Feature Scale | MPJPE (↓) | ||||
1 | 4 | 8 | 16 | 3DPW | EMDB |
✓ | ✓ | ✓ | ✓ | 68.3 | 88.3 |
✓ | ✗ | ✗ | ✗ | 71.3Δ3.0 | 92.3Δ4.0 |
✓ | ✓ | ✗ | ✗ | 69.8Δ1.5 | 90.3Δ2.0 |
✓ | ✓ | ✓ | ✗ | 68.8Δ0.5 | 89.3Δ1.0 |
✗ | ✓ | ✓ | ✓ | 68.8Δ0.5 | 88.8Δ0.5 |
✓ | ✗ | ✓ | ✓ | 69.3Δ1.0 | 89.8Δ1.5 |
✓ | ✓ | ✗ | ✓ | 69.8Δ1.5 | 89.9Δ1.6 |
Impact of Deformable Cross Attention Layers
The results show that the number of Deformable Cross Attention Layers is crucial for GenHMR’s performance. Increasing the layers from 2 to 4 significantly improves MPJPE and MVE on the AMASS and MOYO datasets, enhancing 3D pose estimation and mesh reconstruction as shown in Table 16. However, adding more than 4 layers leads to diminishing returns and slight performance degradation. This indicates that 4 layers provide the optimal balance between complexity and performance, ensuring GenHMR achieves accurate and efficient 3D human mesh reconstruction.
3DPW | EMDB | |||
# of Deformable | ||||
Cross Attention | ||||
Layers | MPJPE | MVE | MPJPE | MVE |
2 | 70.5 | 85.9 | 94.8 | 107.0 |
4 | 68.1 | 77.5 | 88.2 | 99.5 |
6 | 69.5 | 77.1 | 88.1 | 100.2 |
8 | 70.9 | 79.9 | 91.9 | 104.9 |
Qualitative Results
We present qualitative results of GenHMR in Figures 9, 10, and 11, demonstrating the model’s robustness in handling extreme poses and partial occlusions.
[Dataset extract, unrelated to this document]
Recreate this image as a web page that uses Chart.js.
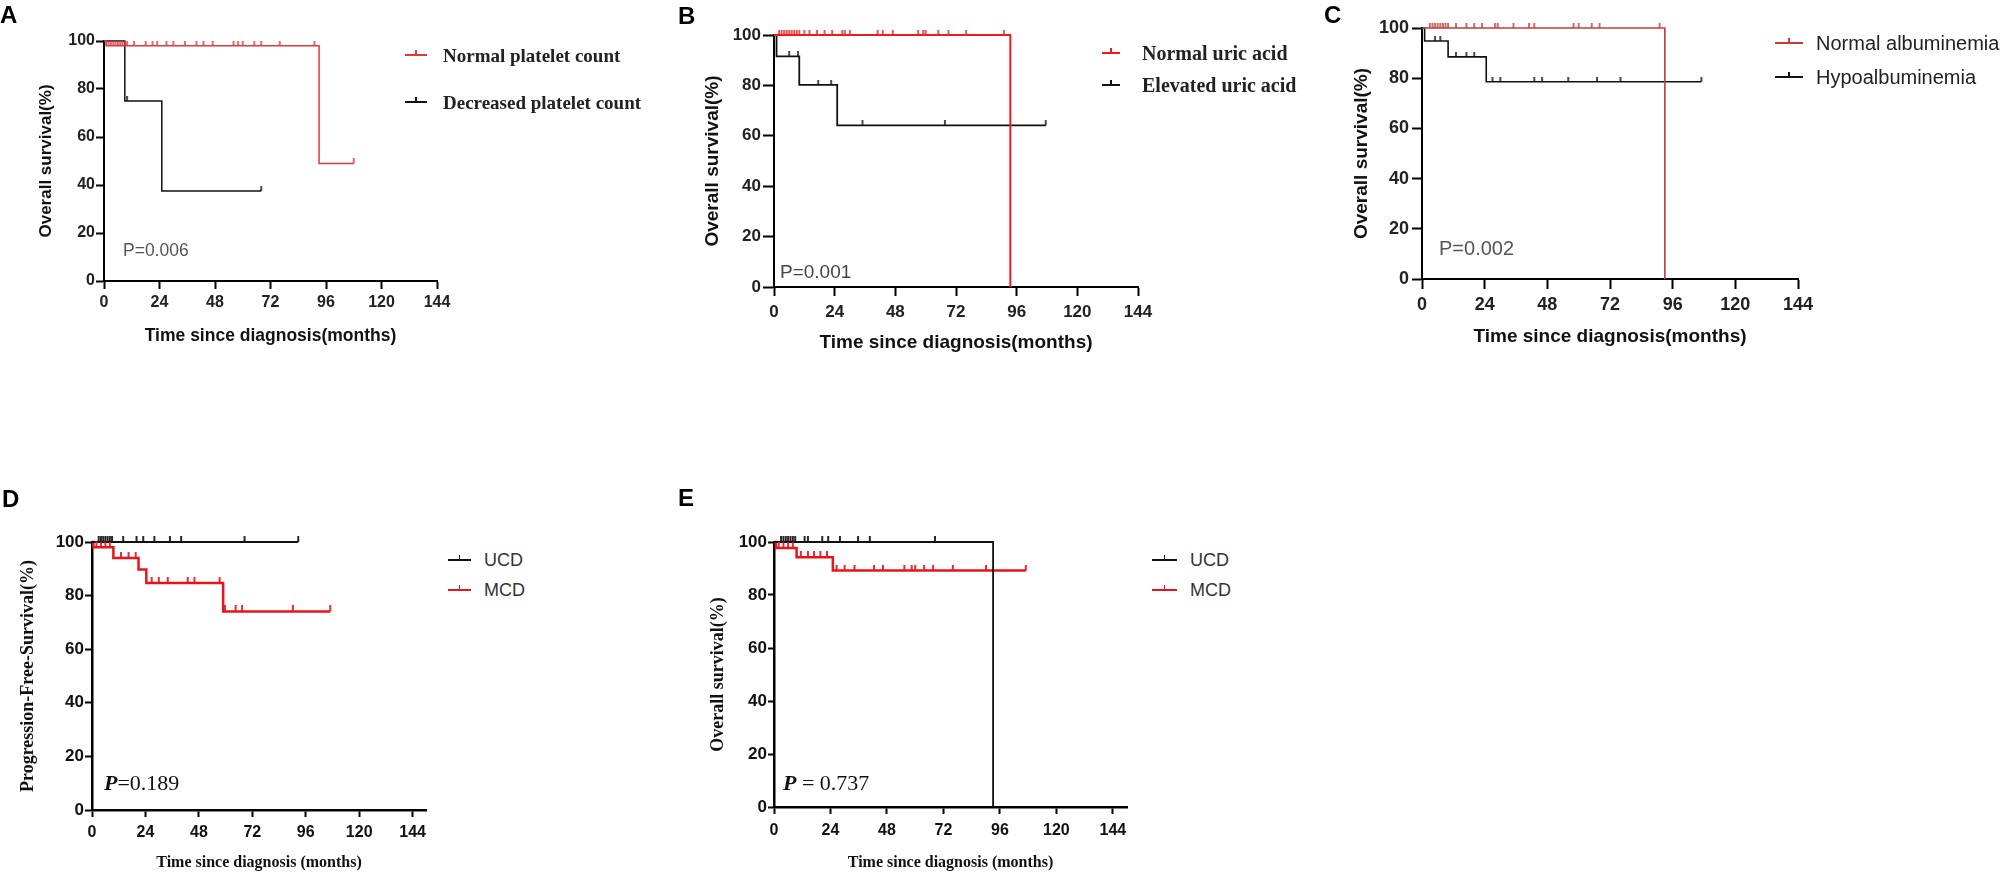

These results highlight the effectiveness of our approach, where reconstructions are well-aligned with the input images and remain valid when viewed from novel perspectives. A key factor contributing to this success is GenHMR’s explicit modeling and reduction of uncertainty during the 2D-to-3D mapping process. By iteratively refining pose estimates and focusing on high-confidence predictions, GenHMR is able to mitigate the challenges that typically hinder other state-of-the-art methods. This approach ensures more accurate and consistent 3D reconstructions, even in complex scenarios where traditional deterministic models often falter. Additionally, the refinement process, as illustrated in Figure 11, plays a crucial role in aligning 3D outputs with 2D pose detections, further enhancing the model’s ability to produce realistic and accurate meshes.